JOB
No pictures belong in the copy; return exactly the lines from the one with "Write a Python" through the one with "from matplotlib.patches import Polygon, Rectangle", both ends included, and nothing else.

◆ ◆ ◆

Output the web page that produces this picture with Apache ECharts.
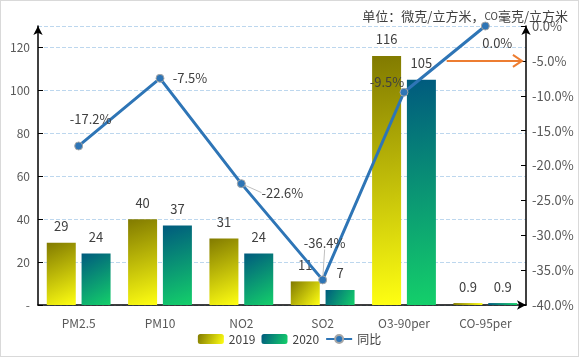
<!DOCTYPE html>
<html><head><meta charset="utf-8">
<script src="https://cdn.jsdelivr.net/npm/echarts@6/dist/echarts.min.js"></script>
<style>
html,body{margin:0;padding:0;background:#fff;}
#c{width:579px;height:357px;box-sizing:border-box;border:1px solid #d9d9d9;}
</style></head>
<body><div id="c"></div>
<script>
var categories = ['PM2.5','PM10','NO2','SO2','O3-90per','CO-95per'];
var values2019 = [29,40,31,11,116,0.9];
var values2020 = [24,37,24,7,105,0.9];
var yoy = [-17.2,-7.5,-22.6,-36.4,-9.5,0.0];
var yoyLabelShift = [[12,-27],[30,0],[41,9],[2,-37],[-17,-10],[12,17]];
var yoyLeader = [false,false,true,true,false,false];
var arrowLevel = -5;

var font = '"Noto Sans CJK SC", "DejaVu Sans", sans-serif';
var chart = echarts.init(document.getElementById('c'));
var g2019 = new echarts.graphic.LinearGradient(0,0,1,1,[{offset:0,color:'#817a00'},{offset:1,color:'#ffff12'}]);
var g2020 = new echarts.graphic.LinearGradient(0,0,1,1,[{offset:0,color:'#005a7e'},{offset:1,color:'#14d06a'}]);
chart.setOption({
  textStyle:{fontFamily:font},
  title:{
    text:'{a|单位：微克/立方米，}{b|CO}{a|毫克/立方米}',
    right:5, top:4,
    textStyle:{fontWeight:'normal',rich:{a:{fontSize:13,color:'#404040',fontFamily:font,fontWeight:'normal'},b:{fontSize:10,color:'#404040',fontFamily:font,fontWeight:'normal'}}}
  },
  legend:{
    bottom:6, left:'center', itemWidth:26, itemHeight:10, itemGap:6,
    textStyle:{fontSize:12,color:'#404040'},
    data:[{name:'2019',itemStyle:{color:g2019}},{name:'2020',itemStyle:{color:g2020}},{name:'同比'}]
  },
  grid:{left:37,right:52,top:25,bottom:51},
  xAxis:{
    type:'category', data:categories,
    axisLine:{lineStyle:{color:'#000',width:1.5},symbol:['none','arrow'],symbolSize:[7,9]},
    axisTick:{alignWithLabel:true,inside:true,length:4,lineStyle:{color:'#000'}},
    axisLabel:{color:'#595959',fontSize:12,margin:12}
  },
  yAxis:[{
    type:'value', min:0, max:130, interval:20,
    axisLine:{show:true,lineStyle:{color:'#000',width:1.5},symbol:['none','arrow'],symbolSize:[7,9]},
    axisTick:{show:true,inside:true,length:5,lineStyle:{color:'#000'}},
    axisLabel:{color:'#595959',fontSize:12,showMaxLabel:false,formatter:function(v){return v===0?'-':v;}},
    splitLine:{show:true,lineStyle:{color:'#bdd7ee',type:'dashed'}}
  },{
    type:'value', min:-40, max:0, interval:5,
    axisLine:{show:true,lineStyle:{color:'#000',width:1.5},symbol:['none','arrow'],symbolSize:[7,9]},
    axisTick:{show:true,inside:true,length:5,lineStyle:{color:'#000'}},
    axisLabel:{color:'#595959',fontSize:13,margin:6,formatter:function(v){return v.toFixed(1)+'%';}},
    splitLine:{show:false}
  }],
  series:[{
    name:'2019', type:'bar', data:values2019, barWidth:29, barGap:'20%',
    itemStyle:{color:g2019},
    label:{show:true,position:'top',distance:10,color:'#404040',fontSize:13}
  },{
    name:'2020', type:'bar', data:values2020, barWidth:29,
    itemStyle:{color:g2020},
    label:{show:true,position:'top',distance:10,color:'#404040',fontSize:13}
  },{
    name:'同比', type:'line', yAxisIndex:1, z:5,
    data:yoy.map(function(v,i){return {value:v,labelLine:{show:yoyLeader[i]}};}),
    lineStyle:{color:'#2e75b6',width:3},
    itemStyle:{color:'#2e75b6',borderColor:'#a6a6a6',borderWidth:1},
    symbol:'circle', symbolSize:8,
    label:{show:true,position:'inside',color:'#404040',fontSize:13,formatter:function(p){return p.value.toFixed(1)+'%';}},
    labelLayout:function(p){var s=yoyLabelShift[p.dataIndex];return {dx:s[0],dy:s[1]};},
    labelLine:{show:true,lineStyle:{color:'#bfbfbf',width:1}}
  }]
});
// orange annotation arrow pointing at the -5% level of the right axis
var pA = chart.convertToPixel({xAxisIndex:0}, categories[4]);
var pB = chart.convertToPixel({xAxisIndex:0}, categories[5]);
var yA = chart.convertToPixel({yAxisIndex:1}, arrowLevel);
var x1 = (pA + pB) / 2 + 2;
var x2 = pB + (pB - pA) * 0.45;
chart.setOption({
  graphic:[
    {type:'line',shape:{x1:x1,y1:yA,x2:x2,y2:yA},style:{stroke:'#ed7d31',lineWidth:2},z:10},
    {type:'polyline',shape:{points:[[x2-9,yA-6],[x2,yA],[x2-9,yA+6]]},style:{stroke:'#ed7d31',lineWidth:2,fill:null},z:10}
  ]
});
</script></body></html>
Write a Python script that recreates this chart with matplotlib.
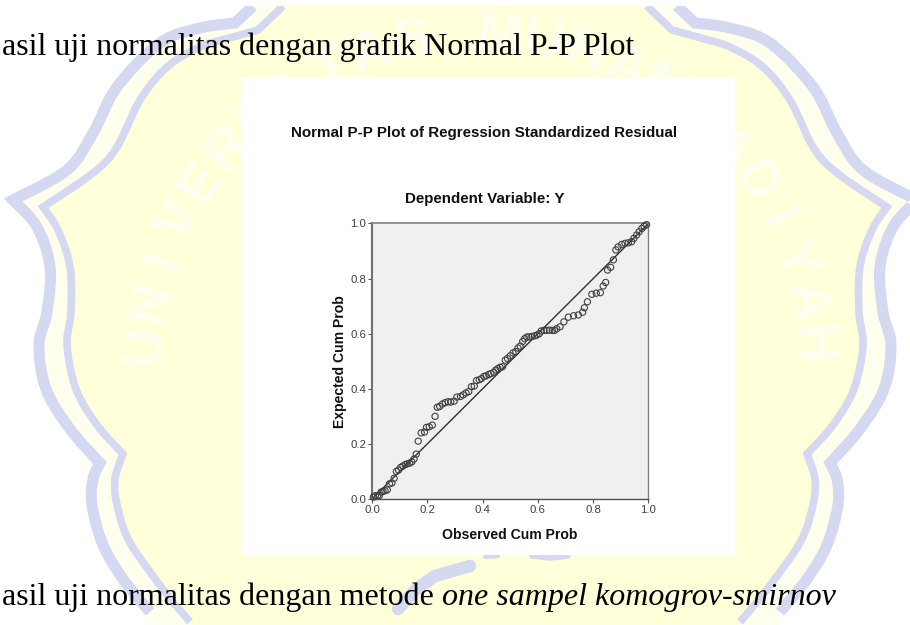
import numpy as np
import matplotlib
matplotlib.use('Agg')
import matplotlib.pyplot as plt
from matplotlib.patches import Polygon, Rectangle

observed = [0.005, 0.012, 0.020, 0.027, 0.033, 0.040, 0.047, 0.055, 0.063, 0.072, 0.080, 0.088, 0.096, 0.104, 0.112,
            0.120, 0.128, 0.136, 0.144, 0.152, 0.160, 0.167, 0.178, 0.190, 0.197, 0.207, 0.218, 0.228, 0.236, 0.245,
            0.255, 0.265, 0.275, 0.285, 0.297, 0.307, 0.320, 0.330, 0.340, 0.350, 0.360, 0.370, 0.378, 0.388, 0.396,
            0.405, 0.413, 0.422, 0.430, 0.440, 0.448, 0.455, 0.463, 0.472, 0.482, 0.490, 0.500, 0.510, 0.520, 0.528,
            0.536, 0.545, 0.552, 0.560, 0.568, 0.578, 0.588, 0.596, 0.605, 0.612, 0.622, 0.632, 0.642, 0.652, 0.660,
            0.668, 0.680, 0.694, 0.710, 0.729, 0.746, 0.762, 0.768, 0.779, 0.795, 0.811, 0.826, 0.836, 0.845, 0.852,
            0.863, 0.873, 0.882, 0.890, 0.903, 0.915, 0.927, 0.939, 0.947, 0.957, 0.966, 0.976, 0.984, 0.993]
expected = [0.007, 0.012, 0.012, 0.013, 0.025, 0.028, 0.030, 0.033, 0.055, 0.058, 0.075, 0.100, 0.105, 0.115, 0.120,
            0.125, 0.128, 0.130, 0.135, 0.145, 0.163, 0.210, 0.240, 0.243, 0.260, 0.262, 0.268, 0.300, 0.333, 0.336,
            0.345, 0.350, 0.353, 0.352, 0.355, 0.370, 0.372, 0.378, 0.385, 0.390, 0.408, 0.410, 0.430, 0.433, 0.437,
            0.445, 0.447, 0.452, 0.455, 0.460, 0.468, 0.473, 0.478, 0.480, 0.504, 0.510, 0.520, 0.530, 0.535, 0.548,
            0.555, 0.572, 0.582, 0.588, 0.588, 0.590, 0.592, 0.595, 0.600, 0.610, 0.612, 0.612, 0.613, 0.612, 0.612,
            0.618, 0.625, 0.643, 0.660, 0.665, 0.668, 0.678, 0.694, 0.716, 0.743, 0.747, 0.749, 0.773, 0.786, 0.831,
            0.841, 0.868, 0.904, 0.915, 0.924, 0.928, 0.930, 0.934, 0.946, 0.958, 0.970, 0.982, 0.990, 0.996]
ticks = [0.0, 0.2, 0.4, 0.6, 0.8, 1.0]
tick_labels = ['0.0', '0.2', '0.4', '0.6', '0.8', '1.0']

W, H = 910, 625
SANS = 'Liberation Sans'
SERIF = 'Liberation Serif'
BAND = '#D4D8F1'

# watermark outlines, left half, in image pixels (mirrored for the right half)
# each sublist is one smooth run, the joins between them stay sharp
MIRROR_X = 465
outer_left = [[(150, 612), (123, 579), (103, 545), (92, 505), (93, 479), (100, 463)],
              [(100, 463), (70, 429), (46, 389), (39, 345), (47, 312), (50, 267), (37, 227), (13, 200)],
              [(13, 200), (67, 170), (93, 133), (117, 87), (160, 43), (200, 28), (235, 23)],
              [(235, 23), (253, 6)]]
inner_left = [[(190, 622), (173, 602), (150, 572), (128, 539), (117, 505), (115, 479), (123, 454)],
              [(123, 454), (97, 425), (76, 389), (67, 345), (71, 312), (70, 267), (58, 230), (43, 207)],
              [(43, 207), (93, 173), (117, 147), (140, 100), (167, 67), (200, 47), (233, 37), (258, 30)],
              [(258, 30), (283, 6)]]
letters = 'UNIVERSITAS MUHAMMADIYAH'


def smooth(points, n=12):
    # catmull-rom through the hand-read outline
    p = np.array([points[0]] + list(points) + [points[-1]], dtype=float)
    out = []
    for i in range(1, len(p) - 2):
        for t in np.linspace(0, 1, n, endpoint=False):
            out.append(0.5 * (2 * p[i] + (p[i + 1] - p[i - 1]) * t
                              + (2 * p[i - 1] - 5 * p[i] + 4 * p[i + 1] - p[i + 2]) * t ** 2
                              + (3 * p[i] - p[i - 1] - 3 * p[i + 1] + p[i + 2]) * t ** 3))
    return out


def closed_shape(runs):
    a = []
    for run in runs:
        a += smooth(run)
    a.append(np.array(runs[-1][-1], dtype=float))
    a = np.array(a)
    b = a[::-1].copy()
    b[:, 0] = 2 * MIRROR_X - b[:, 0]
    return a, b


def draw_watermark(bg):
    bg.set_xlim(0, W)
    bg.set_ylim(H, 0)
    bg.axis('off')

    a, b = closed_shape(outer_left)
    bg.add_patch(Polygon(np.vstack([[(a[0][0], H + 5)], a, b, [(b[-1][0], H + 5)]]), fc='#FFFFEE', ec='none'))
    c, d = closed_shape(inner_left)
    bg.add_patch(Polygon(np.vstack([[(c[0][0], H + 5)], c, d, [(d[-1][0], H + 5)]]), fc='#FFFFDA', ec='none'))

    for part, lw in ((a, 8), (b, 8), (c, 5.5), (d, 5.5)):
        bg.plot(part[:, 0], part[:, 1], color=BAND, lw=lw, solid_capstyle='butt', solid_joinstyle='miter')

    # lower scallops showing under the panel
    for xs, ys, lw in (([398, 415, 435, 470], [609, 590, 576, 566], 9),
                       ([485, 498], [557, 556], 3),
                       ([532, 550, 568], [556, 558, 556], 4)):
        bg.plot(xs, ys, color=BAND, lw=lw, solid_capstyle='round')

    for i, ch in enumerate(letters):
        ang = np.radians(-85.7 + 7.45 * i)
        x = 478 + 334 * np.sin(ang)
        y = 370 - 334 * np.cos(ang)
        bg.text(x, y, ch, color='#FFFFFF', fontsize=40, fontweight='bold', family=SANS, ha='center', va='center',
                rotation=-np.degrees(ang), alpha=0.6)

    # white panel the chart sits on, clips the page
    bg.add_patch(Rectangle((241, 78), 494, 477, fc='white', ec='none', zorder=5))
    bg.add_patch(Rectangle((0, 0), W, 6, fc='white', ec='none', zorder=5))


def draw_body_text(fig):
    fig.text(2 / W, 1 - 54.5 / H, 'asil uji normalitas dengan grafik Normal P-P Plot', family=SERIF, fontsize=23,
             color='black', ha='left', va='baseline', zorder=10)
    first = fig.text(2 / W, 1 - 605.5 / H, 'asil uji normalitas dengan metode', family=SERIF, fontsize=23,
                     color='black', ha='left', va='baseline', zorder=10)
    fig.canvas.draw()
    end = first.get_window_extent().x1
    fig.text((end + 8) / W, 1 - 605.5 / H, 'one sampel komogrov-smirnov', family=SERIF, style='italic',
             fontsize=23, color='black', ha='left', va='baseline', zorder=10)


def draw_chart(fig):
    left, right, top, bottom = 372, 648.5, 223.5, 499
    ax = fig.add_axes([left / W, 1 - bottom / H, (right - left) / W, (bottom - top) / H], zorder=3)
    ax.set_facecolor('#F0F0F0')
    ax.set_xlim(0, 1)
    ax.set_ylim(0, 1)

    ax.plot([0, 1], [0, 1], color='#303030', lw=1.0, zorder=2)
    ax.scatter(observed, expected, s=20, facecolors='none', edgecolors='#404040', linewidths=0.8, zorder=3,
               clip_on=False)

    ax.set_xticks(ticks)
    ax.set_yticks(ticks)
    ax.set_xticklabels(tick_labels, family=SANS, fontsize=8.2, color='#404040')
    ax.set_yticklabels(tick_labels, family=SANS, fontsize=8.2, color='#404040')
    ax.tick_params(length=3.2, width=0.8, color='#505050', pad=1.2)

    ax.spines['left'].set_color('#707070')
    ax.spines['left'].set_linewidth(1.5)
    ax.spines['top'].set_color('#808080')
    ax.spines['top'].set_linewidth(1.2)
    ax.spines['right'].set_color('#808080')
    ax.spines['right'].set_linewidth(1.0)
    ax.spines['bottom'].set_color('#505050')
    ax.spines['bottom'].set_linewidth(1.0)

    fig.text(484.5 / W, 1 - 132.5 / H, 'Normal P-P Plot of Regression Standardized Residual', family=SANS,
             fontweight='bold', fontsize=10.9, color='#101010', ha='center', va='center', zorder=10)
    fig.text(484.5 / W, 1 - 199 / H, 'Dependent Variable: Y', family=SANS, fontweight='bold', fontsize=10.9,
             color='#101010', ha='center', va='center', zorder=10)
    fig.text(509.5 / W, 1 - 535 / H, 'Observed Cum Prob', family=SANS, fontweight='bold', fontsize=10.1,
             color='#101010', ha='center', va='center', zorder=10)
    fig.text(340 / W, 1 - 361.5 / H, 'Expected Cum Prob', family=SANS, fontweight='bold', fontsize=10.1,
             color='#101010', ha='center', va='center', rotation=90, zorder=10)


def main():
    fig = plt.figure(figsize=(W / 100, H / 100), dpi=100, facecolor='white')
    bg = fig.add_axes([0, 0, 1, 1], zorder=0)
    draw_watermark(bg)
    draw_chart(fig)
    draw_body_text(fig)
    fig.savefig('out.png', dpi=100)


if __name__ == "__main__":
    main()
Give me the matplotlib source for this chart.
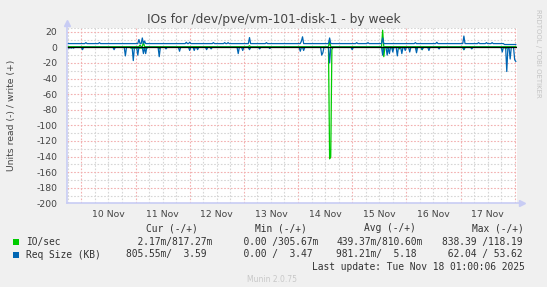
import numpy as np
import matplotlib.pyplot as plt
from matplotlib.patches import Rectangle

W, H = 547, 287

# time axis: hours since 10 Nov 00:00, half-hour samples (weekly rrd step)
t_start, t_end, step = -6.5, 192.5, 0.5
day_labels = ['10 Nov', '11 Nov', '12 Nov', '13 Nov', '14 Nov', '15 Nov', '16 Nov', '17 Nov']

# Req Size (KB), write (+): level from given hour, plus peaks
req_w_level_from = [-6.5, 187.5]
req_w_level = [4.8, 3.6]
req_w_peak_t = [2.0, 8.0, 25.5, 27.0, 28.0, 46.5, 48.0, 58.5, 63.5, 65.0, 74.5,
                82.0, 97.5, 98.0, 110.0, 122.0, 127.0, 133.5, 148.0, 157.5,
                169.5, 176.0, 179.5, 182.0]
req_w_peak_v = [6.0, 6.0, 10.0, 12.0, 8.0, 6.5, 6.5, 6.0, 6.0, 6.0, 12.5,
                6.0, 8.0, 13.5, 12.0, 6.0, 6.0, 12.0, 6.0, 6.5,
                14.5, 6.0, 6.0, 6.0]

# Req Size (KB), read (-)
req_r_level_from = [-6.5]
req_r_level = [0.0]
req_r_peak_t = [-5.5, -4.5, -3.5, 0.5, 14.5, 19.5, 23.0, 25.0, 27.5, 28.5, 34.5,
                37.5, 43.5, 48.0, 50.0, 51.5, 55.5, 57.5, 69.5, 71.5, 74.5,
                79.0, 83.5, 97.0, 98.5, 106.5, 107.0, 110.0, 120.0, 133.5,
                135.5, 136.5, 138.0, 140.0, 142.0, 143.5, 145.5, 148.5, 151.0,
                154.0, 158.5, 169.5, 173.0, 186.5, 188.5, 190.0, 192.0, 192.5]
req_r_peak_v = [-1.0, -1.0, -1.0, -3.0, -3.0, -11.0, -17.0, -10.0, -8.0, -8.0, -12.0,
                -2.0, -5.0, -4.0, -4.0, -3.0, -3.0, -2.0, -8.0, -4.0, -3.0,
                -2.0, -1.5, -5.0, -4.0, -10.0, -7.0, -20.0, -3.0, -10.0,
                -10.0, -8.0, -6.0, -11.0, -8.0, -4.0, -6.0, -7.0, -3.0,
                -4.0, -2.0, -3.0, -2.0, -6.0, -31.0, -15.0, -16.0, -18.0]

# IO/sec, write (+)
io_w_level_from = [-6.5]
io_w_level = [0.8]
io_w_peak_t = [26.0, 27.5, 74.5, 110.0, 133.5]
io_w_peak_v = [3.0, 7.0, 2.0, 8.0, 22.0]

# IO/sec, read (-)
io_r_level_from = [-6.5, 22.0, 29.5]
io_r_level = [0.0, -1.0, 0.0]
io_r_peak_t = [34.5, 74.5, 110.0, 110.5, 111.0, 134.0, 136.0, 138.0, 141.0,
               148.5, 151.0, 169.5, 188.0]
io_r_peak_v = [-2.0, -1.5, -143.0, -140.0, -3.0, -12.0, -2.0, -2.0, -2.0,
               -2.0, -3.0, -3.0, -2.0]

# legend table: (read, write) pairs
legend_names = ['IO/sec', 'Req Size (KB)']
legend_colors = ['#00CC00', '#0066B3']
cur_vals = [(2.17e-3, 0.81727), (0.80555, 3.59)]
min_vals = [(0.0, 0.30567), (0.0, 3.47)]
avg_vals = [(0.43937, 0.8106), (0.98121, 5.18)]
max_vals = [(838.39, 118.19), (62.04, 53.62)]

t = np.arange(t_start, t_end + step / 2, step)


def series(level_from, level, peak_t, peak_v):
    y = np.array(level)[np.searchsorted(level_from, t, side='right') - 1]
    idx = np.round((np.array(peak_t) - t_start) / step).astype(int)
    y[idx] = peak_v
    return y


def si(v):
    if v == 0:
        return '%6.2f ' % v
    if v < 1:
        return '%6.2fm' % (v * 1000)
    return '%6.2f ' % v


def px(x, y):
    return x / W, 1 - y / H


fig = plt.figure(figsize=(W / 100, H / 100), dpi=100, facecolor='#F0F0F0')
ax = fig.add_axes([66.7 / W, (H - 203.3) / H, 450 / W, 175 / H])
ax.set_facecolor('white')

ax.set_xlim(-6.5, 192.9)
ax.set_ylim(-200, 24.4)

# grid
dots = (0, (1.5, 1.5))
for h in np.arange(-6, 193, 6):
    if h % 24:
        ax.axvline(h, color='#d6d6d6', lw=0.8, ls=dots, zorder=1)
for h in np.arange(0, 193, 24):
    ax.axvline(h, color='#f2b0b0', lw=0.8, ls=dots, zorder=1)
for v in np.arange(-190, 25, 10):
    if v % 20:
        ax.axhline(v, color='#d6d6d6', lw=0.8, ls=dots, zorder=1)
for v in np.arange(-180, 25, 20):
    ax.axhline(v, color='#f2b0b0', lw=0.8, ls=dots, zorder=1)
ax.axhline(24.4, color='#d6d6d6', lw=0.8, ls=dots, zorder=1)

ax.plot(t, series(io_w_level_from, io_w_level, io_w_peak_t, io_w_peak_v),
        color='#00CC00', lw=0.9, zorder=3)
ax.plot(t, series(io_r_level_from, io_r_level, io_r_peak_t, io_r_peak_v),
        color='#00CC00', lw=0.9, zorder=3)
ax.plot(t, series(req_w_level_from, req_w_level, req_w_peak_t, req_w_peak_v),
        color='#0066B3', lw=0.9, zorder=4)
ax.plot(t, series(req_r_level_from, req_r_level, req_r_peak_t, req_r_peak_v),
        color='#0066B3', lw=0.9, zorder=4)
ax.axhline(0, color='black', lw=0.9, zorder=5)

# axes with arrows
for s in ax.spines.values():
    s.set_visible(False)
axis_col = '#c8ccf4'
ax.plot([0, 0], [0, 1.03], color=axis_col, lw=1.2, transform=ax.transAxes, clip_on=False, zorder=6)
ax.plot([0, 1.012], [0, 0], color=axis_col, lw=1.2, transform=ax.transAxes, clip_on=False, zorder=6)
ax.plot([0], [1.03], marker='^', ms=4, color=axis_col, transform=ax.transAxes, clip_on=False)
ax.plot([1.012], [0], marker='>', ms=4, color=axis_col, transform=ax.transAxes, clip_on=False)

ax.set_yticks(np.arange(-200, 21, 20))
ax.set_yticklabels([str(v) for v in range(-200, 21, 20)])
ax.set_xticks(np.arange(12, 192, 24))
ax.set_xticklabels(day_labels)
ax.tick_params(length=0, labelsize=6.7, labelcolor='#444444')
ax.tick_params(axis='y', pad=6.8)
ax.tick_params(axis='x', pad=4.5)

fig.text(*px(273.5, 19), 'IOs for /dev/pve/vm-101-disk-1 - by week',
         ha='center', va='center', fontsize=8.8, color='#444444')
fig.text(*px(12, 115.5), 'Units read (-) / write (+)', rotation=90,
         ha='center', va='center', fontsize=6.7, color='#444444')
fig.text(*px(537.7, 53.5), 'RRDTOOL / TOBI OETIKER', rotation=270,
         ha='center', va='center', fontsize=5, color='#c4c4c4')

mono = dict(family='DejaVu Sans Mono', fontsize=6.9, color='#333333', va='center')
for x, head in zip([146.3, 255.4, 364, 472], ['Cur (-/+)', 'Min (-/+)', 'Avg (-/+)', 'Max (-/+)']):
    fig.text(*px(x, 228.3), head, ha='left', **mono)

for i, name in enumerate(legend_names):
    y = 242 + i * 12.5
    fig.add_artist(Rectangle(px(13, y + 3), 6 / W, 6 / H, transform=fig.transFigure,
                             facecolor=legend_colors[i], edgecolor='none'))
    fig.text(*px(26, y), name, ha='left', **mono)
    for x, vals in zip([126, 231.5, 336.5, 442], [cur_vals, min_vals, avg_vals, max_vals]):
        r, w = vals[i]
        fig.text(*px(x, y), si(r) + '/' + si(w), ha='left', **mono)

fig.text(*px(525, 266.7), 'Last update: Tue Nov 18 01:00:06 2025', ha='right', **mono)
fig.text(*px(272, 280), 'Munin 2.0.75', ha='center', va='center',
         fontsize=5.5, color='#c8c8c8')

fig.savefig('out.png', dpi=100, facecolor=fig.get_facecolor())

◆ ◆ ◆

COMPLETED TASK
Write a Python script that recreates this chart with matplotlib.
import numpy as np
import matplotlib
matplotlib.use('Agg')
import matplotlib.pyplot as plt
from matplotlib.patches import Polygon, Rectangle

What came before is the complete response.